The Department for Transport (DfT) has allocated money for councils to build more charging points, but there is more to be done in terms of incentivising the building of a network and making sure operators maintain it.

Once again, the UK comes out poorly compared to Germany, which has set aside £3 billion for building charging points between now and 2035.

Simplify charging payment systems 

Another factor that EV novices are often unaware of is that the UK’s charging network is owned and operated by dozens of different companies.

Unlike petrol and diesel, where drivers just fill up at the pump and pay with their credit/debit card, EV charging providers often require users to download apps, carry membership cards or pay monthly fees - a logistical nightmare.

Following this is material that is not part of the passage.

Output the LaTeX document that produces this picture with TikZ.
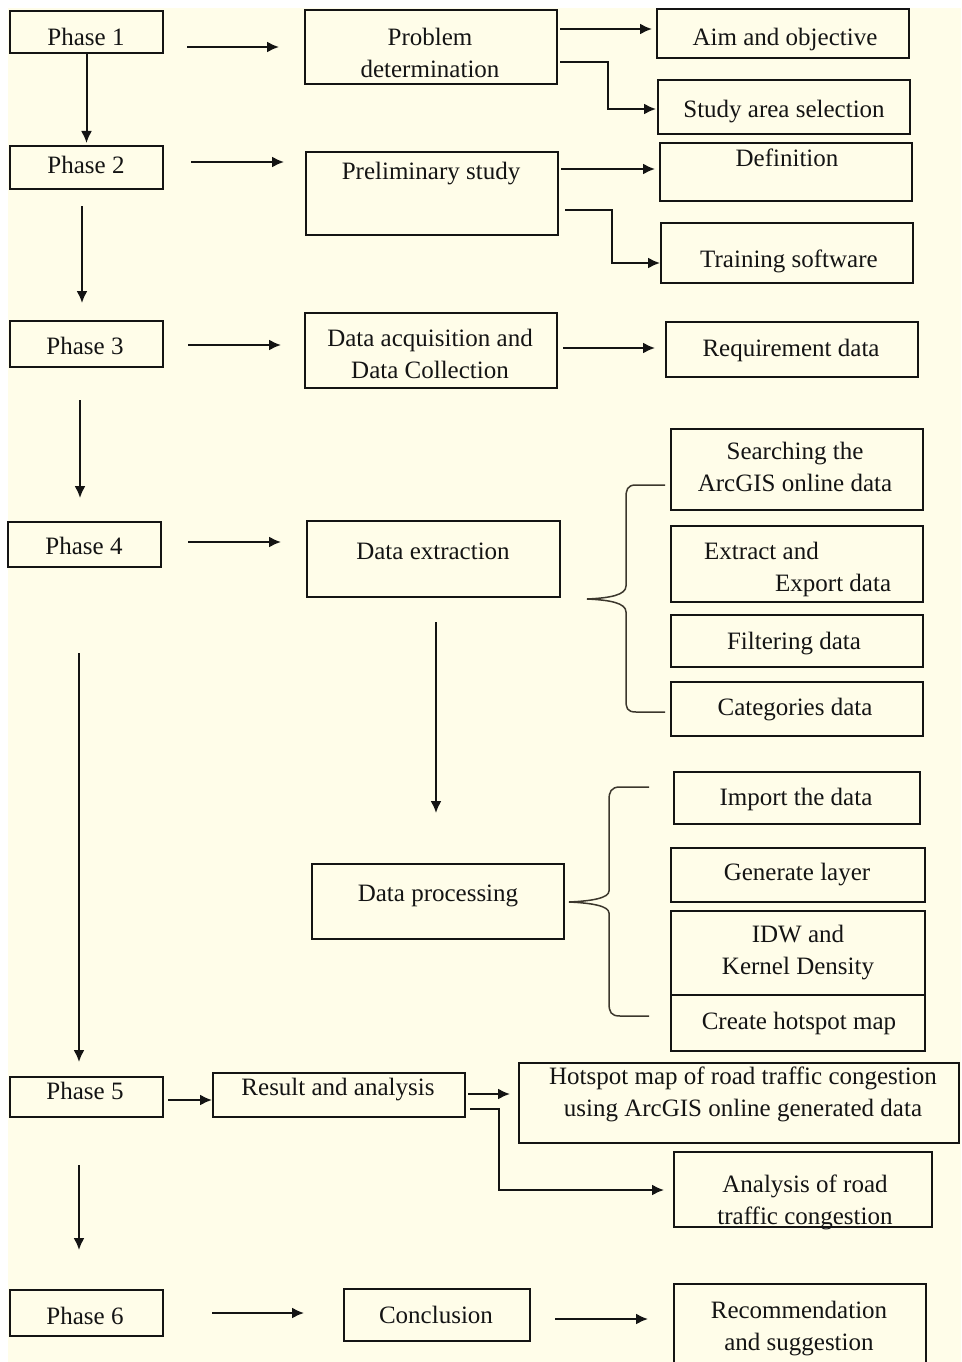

Part of the answer will lie with industry consolidation – so EDF’s acquisition of Pod Point is an interesting development.

But there is also scope for the government to bring some financial coherence to the market.

Conservative MP Bill Wiggin tabled a Private Members’ Bill to address the issue; but this seems to have been kicked into the long grass.

Compare the UK with the Netherlands, where EV drivers can charge their cars using a unified card payment system.

Promote a positive environmental story 

One important reason why consumers consider switching to EVs is because they want to help the environment - in the same way they have started soul-searching about single use plastics or fast fashion.

But there’s actually a potent counter-message in the media that positions EVs as bad for the environment – or at the very least no better than ICE vehicles.

This counter-message focuses on areas such as the environmental cost of producing the electricity for EVs, and the issue of battery disposal.

The problem is this - if the green dividend is perceived as virtually worthless by consumers, then the incentive to buy an EV goes away.

So, the government needs to help the auto industry tell a compelling pro-environment story if it is to stand any chance of achieving its ban.

Build online resource/opportunities to test 

As with any new technology, there is a reluctance among consumers to dive into the world of EVs.

Over and above issues around charging, costs and payments, there are a myriad of other unknowns that make them nervous.

What happens to driving range when the weather is cold? What cables/adaptors do I need to carry with me? What are EVs like to drive – slow? Uncomfortable?

The antidote to this EV anxiety is an online destination where consumers can find out everything they need to know – including details on perks such as free parking.

The government could go further and encourage the rollout of EV test-driving centres like this one in Milton Keynes.

Giving consumers the opportunity to get behind the wheel of EVs may help banish fears that are based on outdated perceptions and rumours rather than reality.